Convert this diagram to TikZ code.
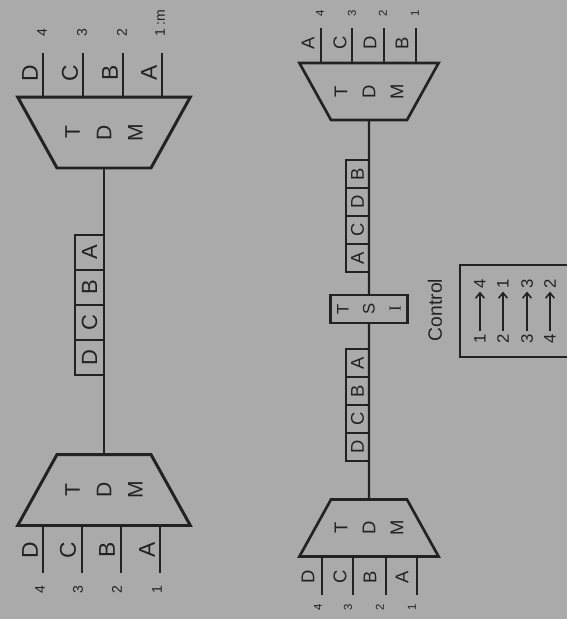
\documentclass[tikz,border=0pt]{standalone}
\usepackage{fontspec}
\setmainfont{Liberation Sans}
\newfontfamily\serifface{Liberation Serif}
\usepackage{tikz}
\usetikzlibrary{shapes.geometric,arrows.meta,positioning}
\definecolor{paper}{RGB}{170,170,170}
\definecolor{ink}{RGB}{34,34,34}
\newcommand{\upr}[1]{\rotatebox{90}{#1}}

\begin{document}
\begin{tikzpicture}[x=0.02cm,y=-0.02cm,node distance=0pt]
  \tikzstyle{mux}=[trapezium,draw=ink,inner sep=0pt,outer sep=0pt,text depth=0pt]
  \tikzstyle{muxin}=[mux,trapezium left angle=119,trapezium right angle=119]
  \tikzstyle{muxout}=[mux,trapezium left angle=61,trapezium right angle=61]
  \tikzstyle{bigmux}=[text width=1.88cm,text height=1.42cm,line width=1.7pt]
  \tikzstyle{smallmux}=[text width=1.52cm,text height=1.14cm,line width=1.5pt]
  \tikzstyle{muxtxt}=[rotate=90,align=center,text=ink,inner sep=0pt]
  \tikzstyle{wire}=[draw=ink,line width=1.6pt]
  \tikzstyle{thinwire}=[draw=ink,line width=1.4pt]
  \tikzstyle{link}=[draw=ink,line width=1.2pt]
  \tikzstyle{sig}=[rotate=90,text=ink,inner sep=1pt]
  \tikzstyle{pkt}=[rectangle,draw=ink,inner sep=0pt,outer sep=0pt,text=ink]
  \tikzstyle{bigpkt}=[pkt,line width=1.5pt,minimum width=0.58cm,minimum height=0.7cm,font=\fontsize{12.5}{14}\selectfont]
  \tikzstyle{smallpkt}=[pkt,line width=1.3pt,minimum width=0.46cm,minimum height=0.56cm,font=\fontsize{10.5}{12}\selectfont]
  \tikzstyle{mapnum}=[rotate=90,text=ink,inner sep=1.5pt,font=\fontsize{9.5}{11}\selectfont]

  \useasboundingbox (0,0) rectangle (567,619);
  \fill[paper] (0,0) rectangle (567,619);

  % plain TDM link
  \node[muxin,bigmux] (tdmA) at (104,132.5) {};
  \node[muxtxt,font=\fontsize{12}{17.9}\selectfont] (tdmAtxt) at (tdmA) {T\\D\\M};
  \node[muxout,bigmux] (tdmB) at (104,490) {};
  \node[muxtxt,font=\fontsize{12}{17.9}\selectfont] (tdmBtxt) at (tdmB) {T\\D\\M};

  \coordinate (inA4) at (43,53);
  \coordinate (inA3) at (83,53);
  \coordinate (inA2) at (123,53);
  \coordinate (inA1) at (162,53);
  \draw[wire] (inA4) -- (inA4 |- tdmA.north);
  \draw[wire] (inA3) -- (inA3 |- tdmA.north);
  \draw[wire] (inA2) -- (inA2 |- tdmA.north);
  \draw[wire] (inA1) -- (inA1 |- tdmA.north);
  \node[sig,font=\fontsize{13}{15}\selectfont] (sigA4) at (30,73) {D};
  \node[sig,font=\fontsize{13}{15}\selectfont] (sigA3) at (70,73) {C};
  \node[sig,font=\fontsize{13}{15}\selectfont] (sigA2) at (110,73) {B};
  \node[sig,font=\fontsize{13}{15}\selectfont] (sigA1) at (149,73) {A};
  \node[sig,font=\fontsize{8}{9}\selectfont] (numA4) at (42,33) {4};
  \node[sig,font=\fontsize{8}{9}\selectfont] (numA3) at (82,33) {3};
  \node[sig,font=\fontsize{8}{9}\selectfont] (numA2) at (122,33) {2};
  \node[sig,font=\fontsize{8}{9}\selectfont,anchor=west] (numA1) at (160,39) {1 :m};

  \coordinate (outB4) at (43,573);
  \coordinate (outB3) at (82,573);
  \coordinate (outB2) at (121,573);
  \coordinate (outB1) at (160,573);
  \draw[wire] (outB4 |- tdmB.south) -- (outB4);
  \draw[wire] (outB3 |- tdmB.south) -- (outB3);
  \draw[wire] (outB2 |- tdmB.south) -- (outB2);
  \draw[wire] (outB1 |- tdmB.south) -- (outB1);
  \node[sig,font=\fontsize{13}{15}\selectfont] (sigB4) at (30,550) {D};
  \node[sig,font=\fontsize{13}{15}\selectfont] (sigB3) at (68,550) {C};
  \node[sig,font=\fontsize{13}{15}\selectfont] (sigB2) at (107,550) {B};
  \node[sig,font=\fontsize{13}{15}\selectfont] (sigB1) at (147,550) {A};
  \node[sig,font=\fontsize{8}{9}\selectfont] (numB4) at (40,590) {4};
  \node[sig,font=\fontsize{8}{9}\selectfont] (numB3) at (78,590) {3};
  \node[sig,font=\fontsize{8}{9}\selectfont] (numB2) at (117,590) {2};
  \node[sig,font=\fontsize{8}{9}\selectfont] (numB1) at (157,590) {1};

  \draw[link] (tdmA.south) -- (tdmB.north);
  \node[bigpkt] (pA1) at (89.5,252.5) {\upr{A}};
  \node[bigpkt,below=of pA1] (pA2) {\upr{B}};
  \node[bigpkt,below=of pA2] (pA3) {\upr{C}};
  \node[bigpkt,below=of pA3] (pA4) {\upr{D}};

  % TDM link with time slot interchange
  \node[muxin,smallmux] (tdmC) at (369,91.5) {};
  \node[muxtxt,font=\fontsize{10.5}{15.9}\selectfont] (tdmCtxt) at (tdmC) {T\\D\\M};
  \node[muxout,smallmux] (tdmD) at (369,528) {};
  \node[muxtxt,font=\fontsize{10.5}{15.9}\selectfont] (tdmDtxt) at (tdmD) {T\\D\\M};
  \node[pkt,line width=1.5pt,minimum width=1.54cm,minimum height=0.56cm] (tsi) at (369,309) {};
  \node[muxtxt,font=\fontsize{9.5}{14.8}\selectfont] (tsitxt) at (tsi) {T\\S\\{\serifface I}};

  \coordinate (inC4) at (321,28);
  \coordinate (inC3) at (352,28);
  \coordinate (inC2) at (384,28);
  \coordinate (inC1) at (416,28);
  \draw[thinwire] (inC4) -- (inC4 |- tdmC.north);
  \draw[thinwire] (inC3) -- (inC3 |- tdmC.north);
  \draw[thinwire] (inC2) -- (inC2 |- tdmC.north);
  \draw[thinwire] (inC1) -- (inC1 |- tdmC.north);
  \node[sig,font=\fontsize{10.5}{12}\selectfont] (sigC4) at (308,43) {A};
  \node[sig,font=\fontsize{10.5}{12}\selectfont] (sigC3) at (340,43) {C};
  \node[sig,font=\fontsize{10.5}{12}\selectfont] (sigC2) at (370,43) {D};
  \node[sig,font=\fontsize{10.5}{12}\selectfont] (sigC1) at (402,43) {B};
  \node[sig,font=\fontsize{6.5}{7}\selectfont] (numC4) at (320,13) {4};
  \node[sig,font=\fontsize{6.5}{7}\selectfont] (numC3) at (352,13) {3};
  \node[sig,font=\fontsize{6.5}{7}\selectfont] (numC2) at (383,13) {2};
  \node[sig,font=\fontsize{6.5}{7}\selectfont] (numC1) at (415,13) {1};

  \coordinate (outD4) at (322,595);
  \coordinate (outD3) at (353,595);
  \coordinate (outD2) at (386,595);
  \coordinate (outD1) at (417,595);
  \draw[thinwire] (outD4 |- tdmD.south) -- (outD4);
  \draw[thinwire] (outD3 |- tdmD.south) -- (outD3);
  \draw[thinwire] (outD2 |- tdmD.south) -- (outD2);
  \draw[thinwire] (outD1 |- tdmD.south) -- (outD1);
  \node[sig,font=\fontsize{10.5}{12}\selectfont] (sigD4) at (308,577) {D};
  \node[sig,font=\fontsize{10.5}{12}\selectfont] (sigD3) at (340,577) {C};
  \node[sig,font=\fontsize{10.5}{12}\selectfont] (sigD2) at (370,577) {B};
  \node[sig,font=\fontsize{10.5}{12}\selectfont] (sigD1) at (402,577) {A};
  \node[sig,font=\fontsize{6.5}{7}\selectfont] (numD4) at (318,607) {4};
  \node[sig,font=\fontsize{6.5}{7}\selectfont] (numD3) at (348,607) {3};
  \node[sig,font=\fontsize{6.5}{7}\selectfont] (numD2) at (380,607) {2};
  \node[sig,font=\fontsize{6.5}{7}\selectfont] (numD1) at (412,607) {1};

  \draw[link] (tdmC.south) -- (tsi.north);
  \draw[link] (tsi.south) -- (tdmD.north);
  \node[smallpkt] (pC1) at (357.5,174) {\upr{B}};
  \node[smallpkt,below=of pC1] (pC2) {\upr{D}};
  \node[smallpkt,below=of pC2] (pC3) {\upr{C}};
  \node[smallpkt,below=of pC3] (pC4) {\upr{A}};
  \node[smallpkt] (pD1) at (357.5,363) {\upr{A}};
  \node[smallpkt,below=of pD1] (pD2) {\upr{B}};
  \node[smallpkt,below=of pD2] (pD3) {\upr{C}};
  \node[smallpkt,below=of pD3] (pD4) {\upr{D}};

  % slot map
  \node[sig,font=\fontsize{11}{13}\selectfont] (ctltxt) at (435,310) {Control};
  \node[pkt,line width=1.6pt,minimum width=2.48cm,minimum height=1.84cm] (ctl) at (522,311) {};
  \node[mapnum] (src1) at (480,339) {1};
  \node[mapnum] (dst1) at (480,284) {4};
  \node[mapnum] (src2) at (503,339) {2};
  \node[mapnum] (dst2) at (503,284) {1};
  \node[mapnum] (src3) at (527,339) {3};
  \node[mapnum] (dst3) at (527,284) {3};
  \node[mapnum] (src4) at (550,339) {4};
  \node[mapnum] (dst4) at (550,284) {2};
  \draw[ink,line width=0.9pt,-{Straight Barb[length=3pt,width=5pt]}] (src1) -- (dst1);
  \draw[ink,line width=0.9pt,-{Straight Barb[length=3pt,width=5pt]}] (src2) -- (dst2);
  \draw[ink,line width=0.9pt,-{Straight Barb[length=3pt,width=5pt]}] (src3) -- (dst3);
  \draw[ink,line width=0.9pt,-{Straight Barb[length=3pt,width=5pt]}] (src4) -- (dst4);
\end{tikzpicture}
\end{document}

::::::

__Problem details__.
Return nothing but the lines running from the start of the data to the line with "(tdmBtxt) at (tdmB)", please, both ends included and no pictures.

__Completed exercise__.
Convert this diagram to TikZ code.
\documentclass[tikz,border=0pt]{standalone}
\usepackage{fontspec}
\setmainfont{Liberation Sans}
\newfontfamily\serifface{Liberation Serif}
\usepackage{tikz}
\usetikzlibrary{shapes.geometric,arrows.meta,positioning}
\definecolor{paper}{RGB}{170,170,170}
\definecolor{ink}{RGB}{34,34,34}
\newcommand{\upr}[1]{\rotatebox{90}{#1}}

\begin{document}
\begin{tikzpicture}[x=0.02cm,y=-0.02cm,node distance=0pt]
  \tikzstyle{mux}=[trapezium,draw=ink,inner sep=0pt,outer sep=0pt,text depth=0pt]
  \tikzstyle{muxin}=[mux,trapezium left angle=119,trapezium right angle=119]
  \tikzstyle{muxout}=[mux,trapezium left angle=61,trapezium right angle=61]
  \tikzstyle{bigmux}=[text width=1.88cm,text height=1.42cm,line width=1.7pt]
  \tikzstyle{smallmux}=[text width=1.52cm,text height=1.14cm,line width=1.5pt]
  \tikzstyle{muxtxt}=[rotate=90,align=center,text=ink,inner sep=0pt]
  \tikzstyle{wire}=[draw=ink,line width=1.6pt]
  \tikzstyle{thinwire}=[draw=ink,line width=1.4pt]
  \tikzstyle{link}=[draw=ink,line width=1.2pt]
  \tikzstyle{sig}=[rotate=90,text=ink,inner sep=1pt]
  \tikzstyle{pkt}=[rectangle,draw=ink,inner sep=0pt,outer sep=0pt,text=ink]
  \tikzstyle{bigpkt}=[pkt,line width=1.5pt,minimum width=0.58cm,minimum height=0.7cm,font=\fontsize{12.5}{14}\selectfont]
  \tikzstyle{smallpkt}=[pkt,line width=1.3pt,minimum width=0.46cm,minimum height=0.56cm,font=\fontsize{10.5}{12}\selectfont]
  \tikzstyle{mapnum}=[rotate=90,text=ink,inner sep=1.5pt,font=\fontsize{9.5}{11}\selectfont]

  \useasboundingbox (0,0) rectangle (567,619);
  \fill[paper] (0,0) rectangle (567,619);

  % plain TDM link
  \node[muxin,bigmux] (tdmA) at (104,132.5) {};
  \node[muxtxt,font=\fontsize{12}{17.9}\selectfont] (tdmAtxt) at (tdmA) {T\\D\\M};
  \node[muxout,bigmux] (tdmB) at (104,490) {};
  \node[muxtxt,font=\fontsize{12}{17.9}\selectfont] (tdmBtxt) at (tdmB) {T\\D\\M};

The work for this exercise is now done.